Adopting “Good Technology”

“My personality is to be an early adopter of technology,” Ackerman says. “I define good technology as something that creates greater efficiency in your practice … you have to prioritize which of those technologies you’re going to adopt, because unless you are independently wealthy, you can’t buy everything.”

Ackerman routinely tells students that the most critical element in today’s practice is an effective orthodontic practice-management software suite—one that integrates all the clinical and administrative functions on one platform. A truly useful system, Ackerman says, should allow anyone in the office—clinical or administrative staff—to be cross-trained for tasks such as generating letters or contracts, viewing images, or entering records.

On the clinical side, Ackerman counts the diode soft-tissue laser as probably the profession’s single most important advancement. “The diode is an adjunct to orthodontic finishing in that the orthodontic practitioner can obtain a more aesthetic result by doing gingival recontouring at the end of treatment,” Ackerman says. “It is an efficiency tool.
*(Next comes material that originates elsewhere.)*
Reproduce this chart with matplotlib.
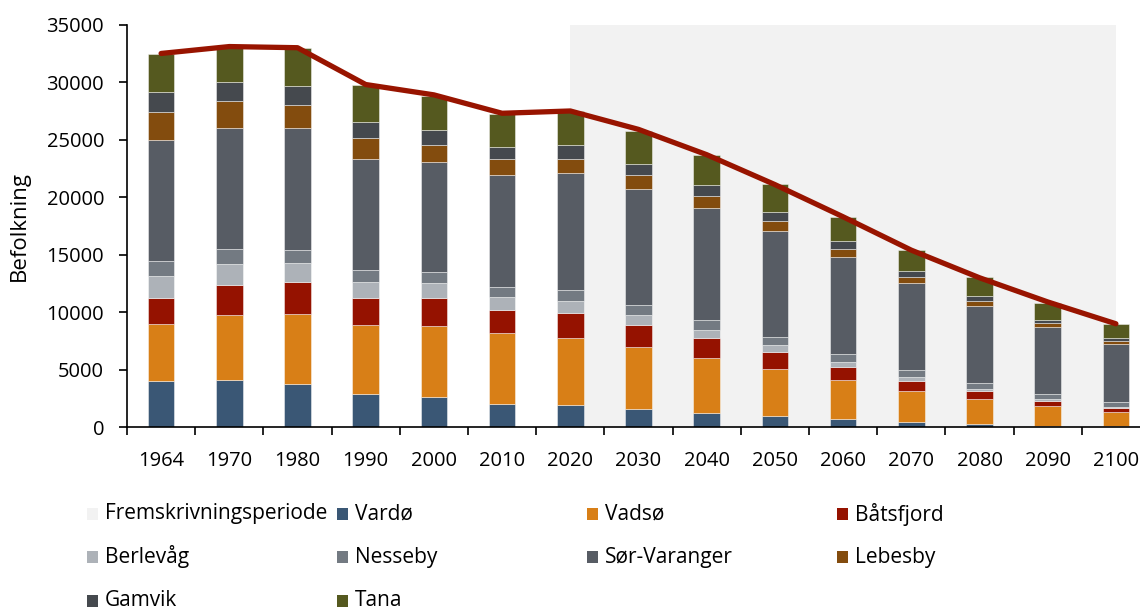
import matplotlib
matplotlib.use("Agg")
import matplotlib.pyplot as plt
from matplotlib.patches import Rectangle
import numpy as np

years = ["1964", "1970", "1980", "1990", "2000", "2010", "2020", "2030",
         "2040", "2050", "2060", "2070", "2080", "2090", "2100"]

vardo = [4000, 4110, 3770, 2930, 2610, 2030, 1940, 1620, 1270, 990, 700, 490, 320, 140, 90]
vadso = [4980, 5620, 6080, 5990, 6200, 6140, 5820, 5330, 4790, 4110, 3390, 2640, 2150, 1710, 1240]
batsfjord = [2260, 2610, 2750, 2350, 2460, 2060, 2210, 1970, 1730, 1480, 1190, 900, 670, 460, 380]
berlevag = [1880, 1850, 1680, 1390, 1250, 1070, 1010, 840, 670, 550, 410, 320, 200, 150, 90]
nesseby = [1360, 1270, 1130, 1010, 980, 870, 930, 870, 870, 750, 700, 640, 550, 460, 410]
sor_varanger = [10520, 10580, 10580, 9670, 9530, 9760, 10170, 10120, 9760, 9160, 8400, 7530, 6690, 5770, 5010]
lebesby = [2400, 2290, 2000, 1770, 1480, 1370, 1270, 1150, 1050, 930, 700, 580, 440, 370, 320]
gamvik = [1740, 1650, 1650, 1420, 1310, 1040, 1160, 1020, 890, 780, 670, 460, 430, 290, 200]
tana = [3330, 3000, 3300, 3190, 2980, 2900, 2950, 2840, 2640, 2410, 2120, 1860, 1620, 1420, 1240]

totalt = [32500, 33100, 33000, 29800, 28900, 27300, 27500, 25900, 23700, 21100, 18300, 15400, 13000, 10900, 9000]

projection_years = ["2020", "2030", "2040", "2050", "2060", "2070", "2080", "2090", "2100"]
projection_level = [35000] * len(projection_years)

series_names = ["Vardø", "Vadsø", "Båtsfjord", "Berlevåg", "Nesseby",
                "Sør-Varanger", "Lebesby", "Gamvik", "Tana"]
series_values = [vardo, vadso, batsfjord, berlevag, nesseby,
                 sor_varanger, lebesby, gamvik, tana]
series_colors = ["#3A5775", "#D87F17", "#951200", "#ADB2B8", "#737A82",
                 "#575C64", "#834C0E", "#45494E", "#55591F"]
shade_name = "Fremskrivningsperiode"
shade_color = "#F2F2F2"
line_color = "#981400"

plt.rcParams['font.family'] = ['Open Sans', 'DejaVu Sans']

fig = plt.figure(figsize=(11.4, 6.12), dpi=100)
ax = fig.add_axes([127/1140, 184.7/612, 1023/1140, 402.6/612])

x = np.arange(len(years))
# projection shading
px = np.array([years.index(y) for y in projection_years])
ax.fill_between(px, 0, projection_level, color=shade_color, lw=0, zorder=0)

bottom = np.zeros(len(years))
for name, vals, col in zip(series_names, series_values, series_colors):
    vals = np.array(vals, dtype=float)
    ax.bar(x, vals, width=0.39, bottom=bottom, color=col,
           edgecolor=(1, 1, 1, 0.45), linewidth=0.7, zorder=2)
    bottom += vals

ax.plot(x, totalt, color=line_color, lw=3.8, solid_capstyle='round',
        solid_joinstyle='round', zorder=3)

ax.set_xlim(-0.5, len(years) - 0.5)
ax.set_ylim(0, 35000)
ax.set_yticks(np.arange(0, 35001, 5000))
ax.set_yticklabels([str(v) for v in range(0, 35001, 5000)])
ax.set_xticks(x)
ax.set_xticklabels(years)
ax.set_xticks(np.arange(-0.5, len(years)), minor=True)
ax.tick_params(axis='x', which='major', length=0, pad=17, labelsize=14.5)
ax.tick_params(axis='x', which='minor', length=6, width=1.2, direction='out')
ax.tick_params(axis='y', which='major', length=5.5, width=1.2, pad=11, labelsize=14.5)

for s in ['top', 'right']:
    ax.spines[s].set_visible(False)
for s in ['left', 'bottom']:
    ax.spines[s].set_linewidth(1.2)
    ax.spines[s].set_color('black')

ax.set_ylabel("Befolkning", fontsize=16)
ax.yaxis.set_label_coords(-0.095, 0.5)

# legend, drawn as a grid of 4 columns
legend_names = [shade_name] + series_names
legend_colors = [shade_color] + series_colors
col_x = [87, 337, 587, 837]
row_y = [514, 557, 601]
for i, (nm, col) in enumerate(zip(legend_names, legend_colors)):
    r, c = divmod(i, 4)
    lx = col_x[c]
    ly = row_y[r]
    fig.add_artist(Rectangle((lx / 1140, 1 - (ly + 6) / 612), 11 / 1140, 12 / 612,
                             transform=fig.transFigure, facecolor=col,
                             edgecolor='none'))
    fig.text((lx + 18) / 1140, 1 - ly / 612, nm, fontsize=15,
             va='center', ha='left')

fig.savefig("out.png", dpi=100)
If there is a posterior tooth that has some extra mucosa, you can trim that away so you can either band or bond that earlier in treatment.”
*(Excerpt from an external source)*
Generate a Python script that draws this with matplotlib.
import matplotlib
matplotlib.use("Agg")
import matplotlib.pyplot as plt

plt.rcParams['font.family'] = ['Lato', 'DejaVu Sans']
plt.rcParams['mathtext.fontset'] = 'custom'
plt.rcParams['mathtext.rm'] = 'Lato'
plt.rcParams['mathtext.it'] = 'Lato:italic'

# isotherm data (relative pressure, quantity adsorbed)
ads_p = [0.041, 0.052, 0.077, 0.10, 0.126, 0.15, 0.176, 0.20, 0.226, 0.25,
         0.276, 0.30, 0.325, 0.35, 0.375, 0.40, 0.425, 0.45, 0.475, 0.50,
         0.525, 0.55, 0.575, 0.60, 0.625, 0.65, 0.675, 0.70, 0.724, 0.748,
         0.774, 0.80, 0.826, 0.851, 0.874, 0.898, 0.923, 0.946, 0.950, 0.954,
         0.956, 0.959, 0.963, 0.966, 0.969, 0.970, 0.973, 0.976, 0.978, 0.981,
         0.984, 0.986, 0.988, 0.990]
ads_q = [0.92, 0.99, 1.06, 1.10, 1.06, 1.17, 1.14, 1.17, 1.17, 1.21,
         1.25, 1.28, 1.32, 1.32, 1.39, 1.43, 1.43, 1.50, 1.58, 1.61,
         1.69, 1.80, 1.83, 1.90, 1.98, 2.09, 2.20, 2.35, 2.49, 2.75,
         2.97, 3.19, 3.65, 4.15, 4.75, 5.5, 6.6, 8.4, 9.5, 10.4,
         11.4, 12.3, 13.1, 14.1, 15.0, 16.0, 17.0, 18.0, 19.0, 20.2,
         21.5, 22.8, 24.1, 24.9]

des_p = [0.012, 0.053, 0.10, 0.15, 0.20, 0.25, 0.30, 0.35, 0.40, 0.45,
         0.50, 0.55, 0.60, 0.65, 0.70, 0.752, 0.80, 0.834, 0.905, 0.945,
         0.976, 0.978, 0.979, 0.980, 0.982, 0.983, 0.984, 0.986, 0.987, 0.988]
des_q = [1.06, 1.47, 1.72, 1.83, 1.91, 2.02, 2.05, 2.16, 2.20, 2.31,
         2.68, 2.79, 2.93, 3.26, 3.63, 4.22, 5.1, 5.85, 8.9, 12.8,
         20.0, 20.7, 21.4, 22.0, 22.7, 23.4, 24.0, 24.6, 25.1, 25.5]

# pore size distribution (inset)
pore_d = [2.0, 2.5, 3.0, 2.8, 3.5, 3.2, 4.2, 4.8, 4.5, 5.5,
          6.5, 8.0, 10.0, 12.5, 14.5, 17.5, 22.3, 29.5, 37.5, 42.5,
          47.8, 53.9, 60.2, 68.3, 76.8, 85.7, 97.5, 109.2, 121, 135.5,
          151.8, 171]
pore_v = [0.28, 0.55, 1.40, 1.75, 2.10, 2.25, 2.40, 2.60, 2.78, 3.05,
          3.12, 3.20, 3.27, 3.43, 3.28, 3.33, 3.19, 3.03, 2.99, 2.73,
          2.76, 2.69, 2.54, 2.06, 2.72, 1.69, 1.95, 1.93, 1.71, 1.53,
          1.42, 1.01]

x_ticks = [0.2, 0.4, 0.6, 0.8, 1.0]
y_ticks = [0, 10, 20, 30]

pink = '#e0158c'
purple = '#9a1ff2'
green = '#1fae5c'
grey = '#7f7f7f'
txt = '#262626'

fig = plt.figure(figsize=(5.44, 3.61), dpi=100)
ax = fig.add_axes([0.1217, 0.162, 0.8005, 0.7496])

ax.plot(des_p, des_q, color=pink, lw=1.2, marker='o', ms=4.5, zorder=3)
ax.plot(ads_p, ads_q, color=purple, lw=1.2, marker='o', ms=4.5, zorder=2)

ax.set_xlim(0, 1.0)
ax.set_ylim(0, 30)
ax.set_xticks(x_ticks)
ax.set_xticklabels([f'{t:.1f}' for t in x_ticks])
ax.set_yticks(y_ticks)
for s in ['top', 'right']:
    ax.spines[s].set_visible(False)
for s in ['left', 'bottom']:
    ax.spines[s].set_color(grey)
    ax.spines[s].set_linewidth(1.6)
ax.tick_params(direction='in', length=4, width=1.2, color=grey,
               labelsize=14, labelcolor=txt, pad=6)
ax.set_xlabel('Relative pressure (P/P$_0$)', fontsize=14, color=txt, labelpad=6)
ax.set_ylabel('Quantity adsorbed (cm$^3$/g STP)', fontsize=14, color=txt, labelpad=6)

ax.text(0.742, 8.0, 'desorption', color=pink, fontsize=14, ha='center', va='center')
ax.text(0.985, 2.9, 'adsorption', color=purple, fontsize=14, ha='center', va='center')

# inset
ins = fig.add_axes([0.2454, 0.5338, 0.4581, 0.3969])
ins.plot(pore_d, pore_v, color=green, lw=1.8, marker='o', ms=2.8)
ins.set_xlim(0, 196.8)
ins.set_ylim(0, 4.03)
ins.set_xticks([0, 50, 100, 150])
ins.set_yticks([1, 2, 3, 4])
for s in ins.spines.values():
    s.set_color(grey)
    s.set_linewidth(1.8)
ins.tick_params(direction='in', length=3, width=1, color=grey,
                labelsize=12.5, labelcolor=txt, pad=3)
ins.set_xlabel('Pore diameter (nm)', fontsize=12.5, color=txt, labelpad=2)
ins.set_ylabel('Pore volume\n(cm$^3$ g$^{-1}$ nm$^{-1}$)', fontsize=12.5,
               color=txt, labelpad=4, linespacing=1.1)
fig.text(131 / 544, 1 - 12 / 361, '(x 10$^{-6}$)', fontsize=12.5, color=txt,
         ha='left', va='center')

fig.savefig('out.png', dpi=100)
While he admits that there have been major breakthroughs in treatment, Ackerman still says that from a diagnostic and classification perspective, orthodontics has been relatively the same for the past 100 years. “We are still in the mode of treating the irregularity rather than the etiology,” he contends. “And we are going to be pressed by outside parties to develop outcomes assessments of exactly what we do as orthodontists. We have always thought that it was common sense that there were psychosocial benefits to treatment, but I think that in the future, third-party payors, perhaps even the government, are going to ask us to develop a database that demonstrates our outcomes.”

From Sushi to Sensors

Among several different projects on Ackerman’s research docket is a clinical trial for a device called a smart retainer. While freely admitting his bias (he is chief scientific officer of Atlanta-based Scientific Compliance, which makes the smart retainer), Ackerman says the device has the potential to solve the discrepancy between retainer wear that patients report versus their actual use.

The device features a miniature microsensor embedded in the retainer, which comes with proprietary software and a reader that displays precise retainer use on any PC. The evolution of the device illustrates how ideas can come from anywhere.
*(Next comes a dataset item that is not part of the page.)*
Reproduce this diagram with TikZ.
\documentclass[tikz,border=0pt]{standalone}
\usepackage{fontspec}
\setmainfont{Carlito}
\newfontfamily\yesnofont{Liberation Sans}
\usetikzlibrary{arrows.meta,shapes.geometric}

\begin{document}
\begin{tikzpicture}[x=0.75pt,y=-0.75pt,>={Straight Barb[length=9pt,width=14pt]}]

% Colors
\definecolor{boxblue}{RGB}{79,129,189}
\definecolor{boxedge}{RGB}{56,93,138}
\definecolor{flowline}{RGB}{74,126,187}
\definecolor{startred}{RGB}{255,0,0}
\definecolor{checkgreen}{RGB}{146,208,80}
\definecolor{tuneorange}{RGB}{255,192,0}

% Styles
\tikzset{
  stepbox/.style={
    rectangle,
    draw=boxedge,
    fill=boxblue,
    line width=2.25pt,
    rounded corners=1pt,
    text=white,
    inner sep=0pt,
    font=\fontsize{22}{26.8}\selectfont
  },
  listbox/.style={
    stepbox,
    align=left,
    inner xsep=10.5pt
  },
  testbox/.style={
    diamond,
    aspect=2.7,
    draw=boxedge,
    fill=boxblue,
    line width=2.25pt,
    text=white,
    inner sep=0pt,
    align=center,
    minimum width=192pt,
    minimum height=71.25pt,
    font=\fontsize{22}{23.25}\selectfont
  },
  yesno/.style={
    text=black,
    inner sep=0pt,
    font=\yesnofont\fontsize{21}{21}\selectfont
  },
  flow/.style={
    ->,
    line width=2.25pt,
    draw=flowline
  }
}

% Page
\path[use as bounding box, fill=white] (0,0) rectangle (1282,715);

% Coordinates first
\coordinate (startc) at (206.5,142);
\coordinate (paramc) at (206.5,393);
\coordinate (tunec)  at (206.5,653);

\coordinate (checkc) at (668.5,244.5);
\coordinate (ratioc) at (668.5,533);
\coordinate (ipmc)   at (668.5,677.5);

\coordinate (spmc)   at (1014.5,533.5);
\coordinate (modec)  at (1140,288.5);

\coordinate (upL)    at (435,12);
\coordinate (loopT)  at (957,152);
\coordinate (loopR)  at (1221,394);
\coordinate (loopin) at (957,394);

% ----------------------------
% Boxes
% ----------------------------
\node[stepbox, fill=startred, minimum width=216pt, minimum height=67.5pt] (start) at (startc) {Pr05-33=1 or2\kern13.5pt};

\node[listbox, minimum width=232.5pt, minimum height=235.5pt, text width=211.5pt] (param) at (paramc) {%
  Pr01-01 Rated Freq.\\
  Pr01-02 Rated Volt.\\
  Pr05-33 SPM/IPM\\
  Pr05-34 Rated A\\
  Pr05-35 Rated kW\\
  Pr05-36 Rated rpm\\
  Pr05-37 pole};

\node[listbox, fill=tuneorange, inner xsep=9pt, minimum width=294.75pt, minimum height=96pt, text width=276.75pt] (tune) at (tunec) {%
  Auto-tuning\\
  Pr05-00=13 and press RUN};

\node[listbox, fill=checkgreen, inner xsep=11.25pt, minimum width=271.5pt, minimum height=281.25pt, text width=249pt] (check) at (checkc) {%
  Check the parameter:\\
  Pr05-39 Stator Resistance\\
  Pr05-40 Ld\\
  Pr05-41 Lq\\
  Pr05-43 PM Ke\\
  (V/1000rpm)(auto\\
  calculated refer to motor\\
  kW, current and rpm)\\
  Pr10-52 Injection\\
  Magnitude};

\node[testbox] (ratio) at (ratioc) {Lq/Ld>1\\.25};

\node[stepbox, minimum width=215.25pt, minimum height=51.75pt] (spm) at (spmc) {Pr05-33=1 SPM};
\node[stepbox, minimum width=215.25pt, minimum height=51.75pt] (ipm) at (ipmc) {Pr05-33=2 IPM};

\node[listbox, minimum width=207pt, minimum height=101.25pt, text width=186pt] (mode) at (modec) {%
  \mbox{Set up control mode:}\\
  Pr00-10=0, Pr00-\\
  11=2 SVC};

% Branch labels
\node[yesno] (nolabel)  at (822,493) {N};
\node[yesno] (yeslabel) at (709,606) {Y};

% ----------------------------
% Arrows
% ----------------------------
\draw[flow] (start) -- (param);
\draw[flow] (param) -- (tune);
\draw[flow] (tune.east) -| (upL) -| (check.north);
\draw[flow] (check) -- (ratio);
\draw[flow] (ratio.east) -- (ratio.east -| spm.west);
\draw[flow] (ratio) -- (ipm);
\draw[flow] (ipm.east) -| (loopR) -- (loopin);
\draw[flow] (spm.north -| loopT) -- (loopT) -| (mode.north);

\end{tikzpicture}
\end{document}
The epiphany came from a friend who was puzzled by the freshness of sushi at a land-locked restaurant in the Midwest. “My friend asked the manager, ‘How do you know the sushi is fresh?’ and the guy showed him the special containers that it came in, and there was a special sensor that made sure that container was always at the temperature that it needed to be,” Ackerman says. “They scanned that little sensor, and they can either accept the shipment or decline the shipment, depending on the freshness.”

Ackerman’s friend found out who made the sensors, and reasoning that the mouth has a relatively constant temperature, he and Ackerman honed the sensor, which essentially takes readings every 40 minutes. “I had this idea that orthodontists who want to improve outcomes in clinical practice would jump at the possibility of tracking compliance with any removable appliance,” Ackerman enthuses. “This would give us really important data on our whole philosophy of retention. Who would have thought that the greatest clinical innovation in contemporary orthodontics would come from having sushi in Iowa?”